** BEGIN SUPPLIED MATERIAL **
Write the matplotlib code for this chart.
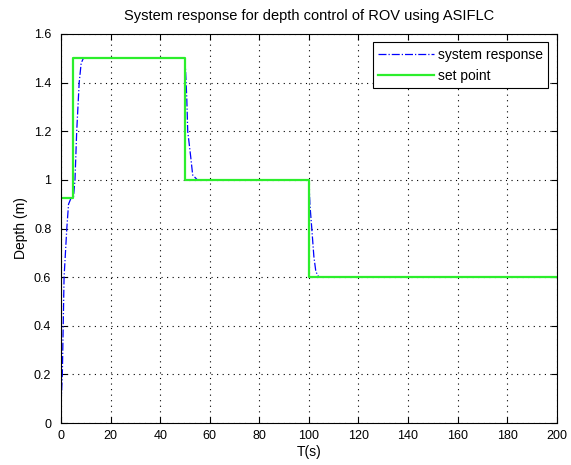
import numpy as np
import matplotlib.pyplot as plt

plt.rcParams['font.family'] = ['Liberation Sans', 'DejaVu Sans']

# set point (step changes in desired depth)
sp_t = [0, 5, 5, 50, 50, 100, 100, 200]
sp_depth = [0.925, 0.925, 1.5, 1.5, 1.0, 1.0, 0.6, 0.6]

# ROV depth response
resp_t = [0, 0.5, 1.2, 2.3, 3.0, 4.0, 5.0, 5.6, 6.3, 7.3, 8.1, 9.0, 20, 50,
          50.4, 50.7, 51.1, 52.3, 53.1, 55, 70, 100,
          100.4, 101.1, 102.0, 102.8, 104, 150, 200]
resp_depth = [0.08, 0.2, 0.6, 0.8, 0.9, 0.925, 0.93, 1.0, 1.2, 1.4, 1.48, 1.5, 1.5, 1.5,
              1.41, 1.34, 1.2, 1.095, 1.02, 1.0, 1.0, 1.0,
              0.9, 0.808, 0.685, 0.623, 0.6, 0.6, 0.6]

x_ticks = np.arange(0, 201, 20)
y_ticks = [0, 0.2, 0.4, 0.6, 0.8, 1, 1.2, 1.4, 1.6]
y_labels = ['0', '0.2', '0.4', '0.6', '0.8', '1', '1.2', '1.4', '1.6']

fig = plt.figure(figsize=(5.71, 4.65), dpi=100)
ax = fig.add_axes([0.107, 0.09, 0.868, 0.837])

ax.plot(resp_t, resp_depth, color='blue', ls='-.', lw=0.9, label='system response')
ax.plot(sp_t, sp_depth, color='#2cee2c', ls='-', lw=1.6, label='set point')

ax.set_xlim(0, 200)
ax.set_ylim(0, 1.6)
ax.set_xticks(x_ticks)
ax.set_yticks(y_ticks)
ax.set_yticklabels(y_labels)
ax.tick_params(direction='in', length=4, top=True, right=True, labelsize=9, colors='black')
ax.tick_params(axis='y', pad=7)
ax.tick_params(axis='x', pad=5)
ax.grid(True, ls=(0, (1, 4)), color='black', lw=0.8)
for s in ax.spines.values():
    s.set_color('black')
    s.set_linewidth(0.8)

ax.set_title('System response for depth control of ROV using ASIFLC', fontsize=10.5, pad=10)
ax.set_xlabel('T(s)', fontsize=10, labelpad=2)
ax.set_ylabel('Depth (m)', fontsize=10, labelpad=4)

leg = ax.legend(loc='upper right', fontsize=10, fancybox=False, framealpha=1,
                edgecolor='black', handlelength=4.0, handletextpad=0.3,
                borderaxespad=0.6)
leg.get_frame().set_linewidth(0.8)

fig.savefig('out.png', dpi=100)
** END SUPPLIED MATERIAL **
Go through the material above and print all of it exactly, except the pictures.

ANSWER TO THE EXERCISE.
Write the matplotlib code for this chart.
import numpy as np
import matplotlib.pyplot as plt

plt.rcParams['font.family'] = ['Liberation Sans', 'DejaVu Sans']

# set point (step changes in desired depth)
sp_t = [0, 5, 5, 50, 50, 100, 100, 200]
sp_depth = [0.925, 0.925, 1.5, 1.5, 1.0, 1.0, 0.6, 0.6]

# ROV depth response
resp_t = [0, 0.5, 1.2, 2.3, 3.0, 4.0, 5.0, 5.6, 6.3, 7.3, 8.1, 9.0, 20, 50,
          50.4, 50.7, 51.1, 52.3, 53.1, 55, 70, 100,
          100.4, 101.1, 102.0, 102.8, 104, 150, 200]
resp_depth = [0.08, 0.2, 0.6, 0.8, 0.9, 0.925, 0.93, 1.0, 1.2, 1.4, 1.48, 1.5, 1.5, 1.5,
              1.41, 1.34, 1.2, 1.095, 1.02, 1.0, 1.0, 1.0,
              0.9, 0.808, 0.685, 0.623, 0.6, 0.6, 0.6]

x_ticks = np.arange(0, 201, 20)
y_ticks = [0, 0.2, 0.4, 0.6, 0.8, 1, 1.2, 1.4, 1.6]
y_labels = ['0', '0.2', '0.4', '0.6', '0.8', '1', '1.2', '1.4', '1.6']

fig = plt.figure(figsize=(5.71, 4.65), dpi=100)
ax = fig.add_axes([0.107, 0.09, 0.868, 0.837])

ax.plot(resp_t, resp_depth, color='blue', ls='-.', lw=0.9, label='system response')
ax.plot(sp_t, sp_depth, color='#2cee2c', ls='-', lw=1.6, label='set point')

ax.set_xlim(0, 200)
ax.set_ylim(0, 1.6)
ax.set_xticks(x_ticks)
ax.set_yticks(y_ticks)
ax.set_yticklabels(y_labels)
ax.tick_params(direction='in', length=4, top=True, right=True, labelsize=9, colors='black')
ax.tick_params(axis='y', pad=7)
ax.tick_params(axis='x', pad=5)
ax.grid(True, ls=(0, (1, 4)), color='black', lw=0.8)
for s in ax.spines.values():
    s.set_color('black')
    s.set_linewidth(0.8)

ax.set_title('System response for depth control of ROV using ASIFLC', fontsize=10.5, pad=10)
ax.set_xlabel('T(s)', fontsize=10, labelpad=2)
ax.set_ylabel('Depth (m)', fontsize=10, labelpad=4)

leg = ax.legend(loc='upper right', fontsize=10, fancybox=False, framealpha=1,
                edgecolor='black', handlelength=4.0, handletextpad=0.3,
                borderaxespad=0.6)
leg.get_frame().set_linewidth(0.8)

fig.savefig('out.png', dpi=100)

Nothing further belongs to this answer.